The nutrition table on all food packaging shows the calories (kcal) per 100 g and serving. You can also find the amount of nutrients, such as carbohydrates, fat, protein and salt. The nutrition table also shows how high the proportion of calories is in relation to the average daily requirement of 2,000 kcal.

Foods such as meat, nuts, vegetable oils, avocado, butter, high-fat dairy products, dried fruit, fruit juices, pasta, rice, muesli and legumes have a medium to high energy density.

Conversely, fruit, vegetables, lean meat and low-fat dairy products have a lower energy density. They often also contain less fat.

Empty calories are mainly found in sweet drinks, alcohol, desserts, salty snacks and fast food.

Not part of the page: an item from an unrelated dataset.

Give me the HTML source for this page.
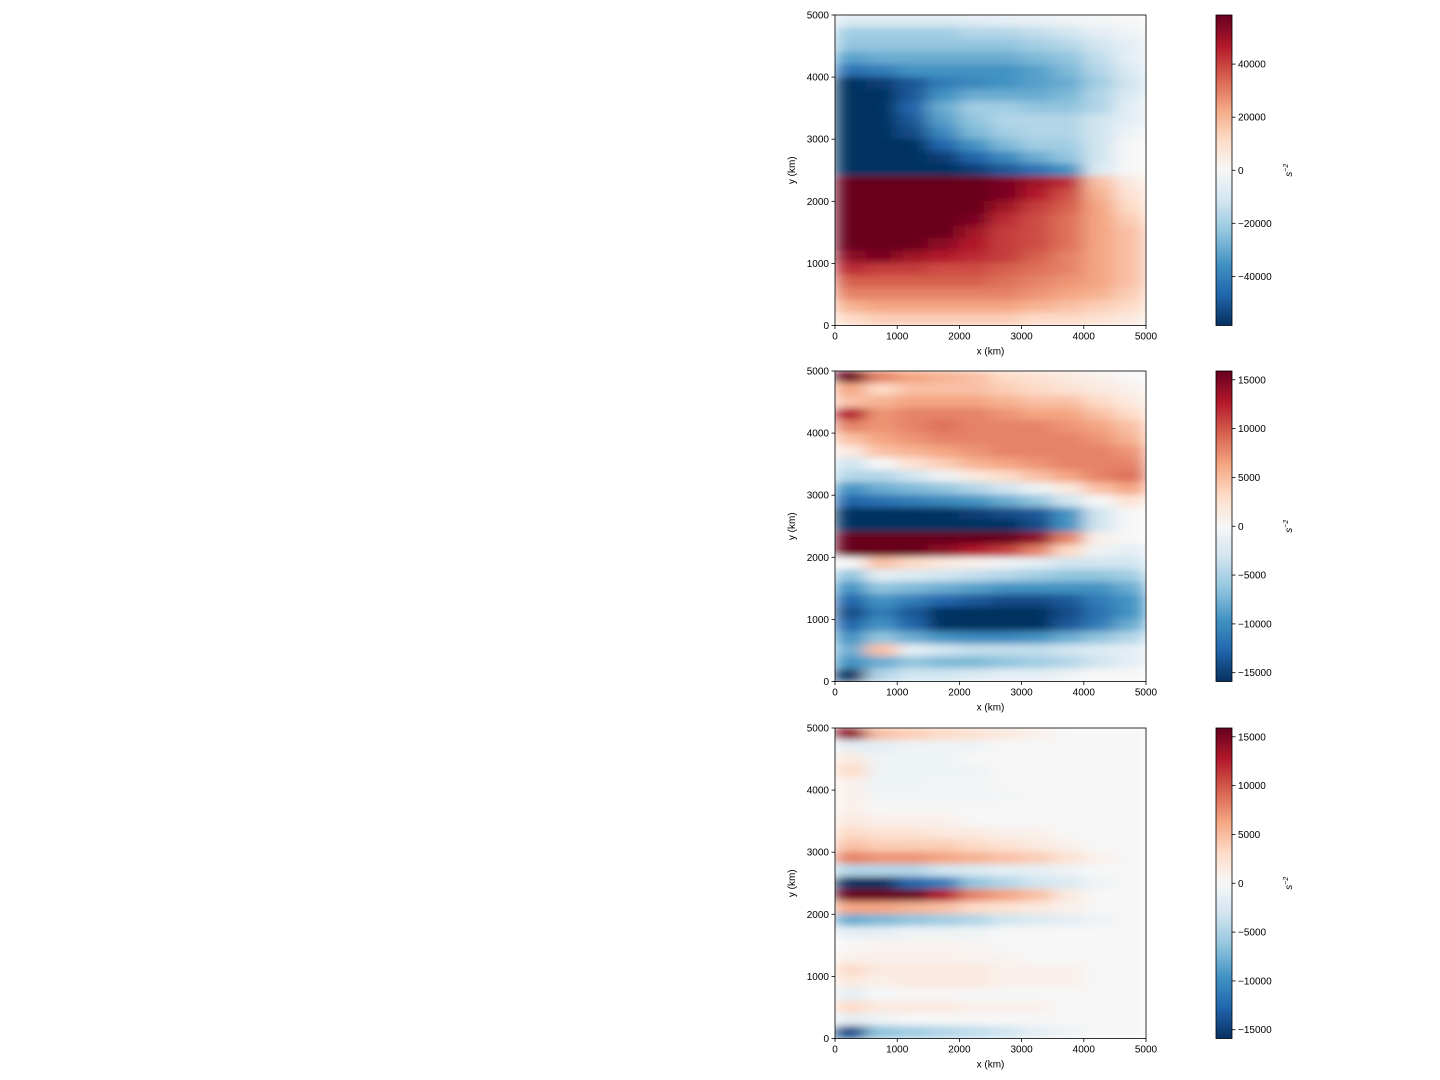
<!DOCTYPE html>
<html><head><meta charset="utf-8">
<style>
html,body{margin:0;padding:0;background:#fff;}
svg{display:block;font-family:"Liberation Sans","DejaVu Sans",sans-serif;}
</style></head>
<body>
<svg id="fig" width="1440" height="1080" viewBox="0 0 1440 1080"></svg>
<script>
// Panel data: 25 rows (top y=5000 to bottom y=0, 200 km each) x 10 cols (500 km each), normalized to vmax
const xCategories = [250,750,1250,1750,2250,2750,3250,3750,4250,4750];
const xTicks = [0,1000,2000,3000,4000,5000];
const yTicks = [0,1000,2000,3000,4000,5000];
const vmax1 = 58500, vmax2 = 15900, vmax3 = 15900;
const cbTicks1 = [-40000,-20000,0,20000,40000];
const cbTicks2 = [-15000,-10000,-5000,0,5000,10000,15000];
const cbTicks3 = [-15000,-10000,-5000,0,5000,10000,15000];
const panel1 = [
[-0.15,-0.15,-0.15,-0.15,-0.12,-0.1,-0.08,-0.05,-0.02,0],
[-0.35,-0.35,-0.35,-0.35,-0.3,-0.3,-0.25,-0.2,-0.1,-0.05],
[-0.4,-0.4,-0.4,-0.4,-0.4,-0.4,-0.35,-0.3,-0.2,-0.1],
[-0.55,-0.5,-0.5,-0.5,-0.5,-0.5,-0.45,-0.4,-0.25,-0.1],
[-0.75,-0.7,-0.6,-0.6,-0.6,-0.6,-0.55,-0.45,-0.3,-0.15],
[-1,-0.95,-0.85,-0.7,-0.65,-0.6,-0.55,-0.5,-0.35,-0.2],
[-1,-1,-0.85,-0.6,-0.5,-0.5,-0.5,-0.45,-0.3,-0.15],
[-1,-1,-0.8,-0.5,-0.35,-0.35,-0.4,-0.4,-0.3,-0.1],
[-1,-1,-0.85,-0.55,-0.4,-0.3,-0.3,-0.3,-0.2,-0.1],
[-1,-1,-0.9,-0.65,-0.45,-0.35,-0.3,-0.3,-0.2,-0.05],
[-1,-1,-1,-0.8,-0.6,-0.45,-0.35,-0.35,-0.2,0],
[-1,-1,-1,-0.95,-0.8,-0.65,-0.5,-0.4,-0.2,0],
[-1,-1,-1,-1,-0.95,-0.85,-0.75,-0.6,-0.15,0],
[1,1,1,1,1,0.95,0.85,0.75,0.3,0.1],
[1,1,1,1,1,0.95,0.8,0.65,0.35,0.15],
[1,1,1,1,1,0.85,0.7,0.6,0.4,0.2],
[1,1,1,1,0.95,0.75,0.65,0.55,0.4,0.25],
[1,1,1,1,0.85,0.7,0.65,0.55,0.4,0.3],
[1,1,1,0.9,0.8,0.7,0.65,0.55,0.4,0.3],
[0.9,0.95,0.85,0.8,0.75,0.7,0.6,0.5,0.4,0.3],
[0.75,0.7,0.7,0.65,0.65,0.6,0.55,0.5,0.4,0.3],
[0.6,0.6,0.6,0.6,0.6,0.55,0.5,0.45,0.4,0.3],
[0.5,0.5,0.5,0.5,0.5,0.5,0.45,0.4,0.35,0.25],
[0.35,0.4,0.4,0.4,0.4,0.4,0.35,0.3,0.25,0.2],
[0.2,0.25,0.25,0.25,0.25,0.25,0.2,0.2,0.15,0.1]
];
const panel2 = [
[1,0.5,0.4,0.35,0.3,0.2,0.15,0.1,0.05,0],
[0.4,0.2,0.3,0.3,0.3,0.25,0.2,0.15,0.1,0.05],
[0.3,0.35,0.4,0.4,0.4,0.35,0.3,0.3,0.2,0.1],
[0.8,0.45,0.5,0.5,0.5,0.45,0.4,0.4,0.3,0.2],
[0.5,0.45,0.5,0.55,0.5,0.5,0.5,0.45,0.4,0.3],
[0.3,0.4,0.45,0.5,0.5,0.5,0.5,0.5,0.45,0.35],
[0.1,0.3,0.35,0.4,0.45,0.5,0.5,0.5,0.5,0.45],
[-0.2,0,0.15,0.25,0.35,0.4,0.45,0.5,0.5,0.5],
[-0.3,-0.3,-0.2,-0.05,0.1,0.2,0.3,0.4,0.5,0.55],
[-0.6,-0.5,-0.45,-0.4,-0.3,-0.2,-0.05,0.1,0.3,0.4],
[-0.8,-0.75,-0.7,-0.65,-0.6,-0.5,-0.4,-0.2,0,0.15],
[-1,-1,-1,-1,-0.95,-0.9,-0.85,-0.6,-0.2,0],
[-1,-1,-1,-1,-1,-1,-0.9,-0.6,-0.2,0],
[1,1,1,1,1,1,0.9,0.5,0.05,0],
[1,1,1,0.9,0.8,0.7,0.5,0.2,-0.05,-0.1],
[0,0.3,0.2,0.1,0.05,-0.05,-0.1,-0.2,-0.2,-0.2],
[-0.4,-0.1,-0.15,-0.2,-0.25,-0.3,-0.35,-0.4,-0.4,-0.35],
[-0.6,-0.4,-0.45,-0.5,-0.55,-0.6,-0.6,-0.6,-0.6,-0.5],
[-0.8,-0.6,-0.7,-0.8,-0.85,-0.9,-0.9,-0.85,-0.7,-0.6],
[-0.9,-0.7,-0.85,-1,-1,-1,-1,-0.9,-0.75,-0.6],
[-0.8,-0.6,-0.8,-1,-1,-1,-1,-0.85,-0.7,-0.5],
[-0.6,-0.4,-0.5,-0.6,-0.65,-0.65,-0.6,-0.5,-0.4,-0.3],
[-0.5,0.3,-0.1,-0.2,-0.25,-0.25,-0.25,-0.2,-0.15,-0.1],
[-0.6,-0.5,-0.4,-0.45,-0.45,-0.4,-0.35,-0.3,-0.2,-0.1],
[-1,-0.3,-0.2,-0.2,-0.15,-0.1,-0.1,-0.05,0,0]
];
const panel3 = [
[0.9,0.3,0.25,0.2,0.15,0.1,0.05,0,0,0],
[-0.1,-0.1,-0.05,-0.05,-0.05,0,0,0,0,0],
[0.1,-0.05,-0.05,-0.05,0,0,0,0,0,0],
[0.2,-0.05,-0.05,-0.05,-0.05,0,0,0,0,0],
[0.05,-0.05,-0.05,-0.03,-0.03,0,0,0,0,0],
[0.05,-0.03,-0.03,-0.03,-0.03,-0.02,0,0,0,0],
[0.05,0,0,0,0,0,0,0,0,0],
[0.1,0.05,0.05,0.05,0,0,0,0,0,0],
[0.2,0.15,0.15,0.1,0.1,0.05,0.05,0,0,0],
[0.3,0.25,0.25,0.25,0.2,0.15,0.1,0.05,0,0],
[0.5,0.45,0.45,0.4,0.35,0.3,0.25,0.15,0.05,0],
[-0.3,-0.3,-0.3,-0.2,-0.15,-0.1,-0.1,-0.05,0,0],
[-1,-1,-0.8,-0.7,-0.4,-0.3,-0.2,-0.15,-0.05,0],
[1,1,1,0.8,0.5,0.4,0.3,0.1,0,0],
[0.4,0.4,0.35,0.3,0.2,0.15,0.1,0.05,0,0],
[-0.5,-0.45,-0.4,-0.35,-0.3,-0.2,-0.15,-0.1,-0.05,0],
[-0.1,-0.1,-0.05,-0.05,-0.05,0,0,0,0,0],
[0,0.03,0.03,0.03,0.02,0,0,0,0,0],
[0.05,0.05,0.05,0.05,0.03,0.03,0,0,0,0],
[0.2,0.1,0.1,0.1,0.1,0.05,0.05,0.05,0,0],
[0.1,0.05,0.1,0.1,0.1,0.05,0.05,0.05,0,0],
[-0.1,0,0,0,0,0,0,0,0,0],
[0.2,0.1,0.1,0.1,0.05,0.05,0.05,0,0,0],
[-0.1,-0.05,0,0,0,0,0,0,0,0],
[-0.9,-0.4,-0.35,-0.3,-0.25,-0.2,-0.1,-0.05,0,0]
];

const NS='http://www.w3.org/2000/svg';
const svg=document.getElementById('fig');
const stops=['#053061','#2166ac','#4393c3','#92c5de','#d1e5f0','#f7f7f7','#fddbc7','#f4a582','#d6604d','#b2182b','#67001f'];
function hex(c){return [parseInt(c.slice(1,3),16),parseInt(c.slice(3,5),16),parseInt(c.slice(5,7),16)];}
function cmap(v){v=Math.max(-1,Math.min(1,v));const t=(v+1)/2*(stops.length-1);const i=Math.min(stops.length-2,Math.floor(t));const f=t-i;const a=hex(stops[i]),b=hex(stops[i+1]);return 'rgb('+a.map((x,k)=>Math.round(x+(b[k]-x)*f)).join(',')+')';}
function el(tag,attrs,parent){const e=document.createElementNS(NS,tag);for(const k in attrs)e.setAttribute(k,attrs[k]);(parent||svg).appendChild(e);return e;}

const AX0=835, AX1=1146, CB0=1216, CB1=1232, PH=310.5;
const tops=[15,371,728];
const datas=[panel1,panel2,panel3];
const vmaxes=[vmax1,vmax2,vmax3];
const cbTicksAll=[cbTicks1,cbTicks2,cbTicks3];
const defs=el('defs',{});
const grad=el('linearGradient',{id:'cbgrad',x1:0,y1:1,x2:0,y2:0},defs);
stops.forEach((c,i)=>el('stop',{offset:(i/(stops.length-1)),'stop-color':c},grad));

datas.forEach((data,p)=>{
  const top=tops[p], bot=top+PH;
  const xs=v=>AX0+v/5000*(AX1-AX0);
  const ys=v=>bot-v/5000*PH;
  const g=el('g',{});
  
  
  const cp=el('clipPath',{id:'clip'+p},defs);
  el('rect',{x:AX0,y:top,width:AX1-AX0,height:PH},cp);
  const f=el('filter',{id:'blur'+p,filterUnits:'userSpaceOnUse',x:AX0,y:top,width:AX1-AX0,height:PH},defs);
  el('feGaussianBlur',{stdDeviation:'9 3.5',edgeMode:'duplicate'},f);
  const clipG=el('g',{'clip-path':'url(#clip'+p+')'},g);
  const cells=el('g',{filter:'url(#blur'+p+')'},clipG);
  const nr=data.length;
  data.forEach((row,r)=>{
    const y1=5000-r*5000/nr, y0=5000-(r+1)*5000/nr;
    row.forEach((v,c)=>{
      const xc=xCategories[c];
      const rc=el('rect',{x:xs(xc-250)-0.5,y:ys(y1)-0.5,width:xs(xc+250)-xs(xc-250)+1,height:ys(y0)-ys(y1)+1,fill:cmap(v)},cells);
      
      
    });
  });
  const fr=el('rect',{x:AX0,y:top,width:AX1-AX0,height:PH,fill:'none',stroke:'#000','stroke-width':0.8},g);
  
  
  xTicks.forEach(t=>{
    el('line',{x1:xs(t),x2:xs(t),y1:bot,y2:bot+3.5,stroke:'#000','stroke-width':0.8},g);
    const tx=el('text',{x:xs(t),y:bot+14,'font-size':10,'text-anchor':'middle',fill:'#000'},g);
    tx.textContent=t;
    
    
  });
  yTicks.forEach(t=>{
    el('line',{x1:AX0-3.5,x2:AX0,y1:ys(t),y2:ys(t),stroke:'#000','stroke-width':0.8},g);
    const tx=el('text',{x:AX0-6,y:ys(t)+3.5,'font-size':10,'text-anchor':'end',fill:'#000'},g);
    tx.textContent=t;
    
    
  });
  const xl=el('text',{x:(AX0+AX1)/2,y:bot+29,'font-size':10,'text-anchor':'middle'},g);
  xl.textContent='x (km)';
  
  
  const yl=el('text',{x:0,y:0,'font-size':10,'text-anchor':'middle',transform:'translate(795,'+(top+PH/2)+') rotate(-90)'},g);
  yl.textContent='y (km)';
  
  
  const cb=el('g',{},g);
  
  
  el('rect',{x:CB0,y:top,width:CB1-CB0,height:PH,fill:'url(#cbgrad)',stroke:'#000','stroke-width':0.8},cb);
  const vm=vmaxes[p];
  const cys=v=>top+PH/2-v/vm*PH/2;
  cbTicksAll[p].forEach(t=>{
    el('line',{x1:CB1,x2:CB1+3.5,y1:cys(t),y2:cys(t),stroke:'#000','stroke-width':0.8},cb);
    const tx=el('text',{x:CB1+6,y:cys(t)+3.5,'font-size':10,fill:'#000'},cb);
    tx.textContent=t<0?'\u2212'+(-t):String(t);
    
    
  });
  const cl=el('text',{x:0,y:0,'font-size':10,'font-style':'italic','text-anchor':'middle',transform:'translate(1292,'+(top+PH/2)+') rotate(-90)'},cb);
  cl.textContent='s';
  const sup=el('tspan',{'font-size':7,dy:-4},cl);
  sup.textContent='\u22122';
  
  
});
</script>
</body></html>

You can also find detailed nutritional information on various foods, for example, in the Swiss Food Composition Database (Schweizer Nährwertdatenbank).

To the Swiss Food Composition Database

Save calories with the Helsana Coach app

In the Helsana Coach app, you’ll find exciting content on nutrition, exercise and mindfulness. For example in the “Saving Calories Made Easy” unit, you’ll discover how you can easily cut calories in everyday life – without having to give anything up.

How useful is calorie counting?

Counting calories is useful when you want to get an accurate sense of the energy you’re consuming. This can be important when you start to change your diet or if you feel that you are not gaining or losing weight, even though you think you’re already doing enough to achieve this. Generally, however, you don’t need to make an effort at calorie counting if you eat a balanced diet.

Tips for a balanced diet

Counting calories comes with several challenges:

  • Calorie counting is time-consuming. You need to weigh all the quantities to calculate the exact calorie count. However, this isn’t possible if you’re eating out.
  • If you want to count calories, you’ll need to know exactly how much you consume. This is often over-estimated. Even fitness trackers only provide approximate information on this.
  • The amount of calories says nothing about how many valuable nutrients a food provides. Or how long it fills you up for. That's why it makes more sense to pay attention to quality, not quantity.

Calorie counting can also lead to compulsive eating, or in the worst case, to an eating disorder. The joy in eating is diminished because the focus is only on the number of calories. Individual foods are quickly judged as bad or even forbidden. This is not good for either physical or mental well-being. It is therefore better to eat intuitively. In other words, listen more to your body’s own feelings of hunger and fullness. And pay attention to what your body needs or what you feel like eating.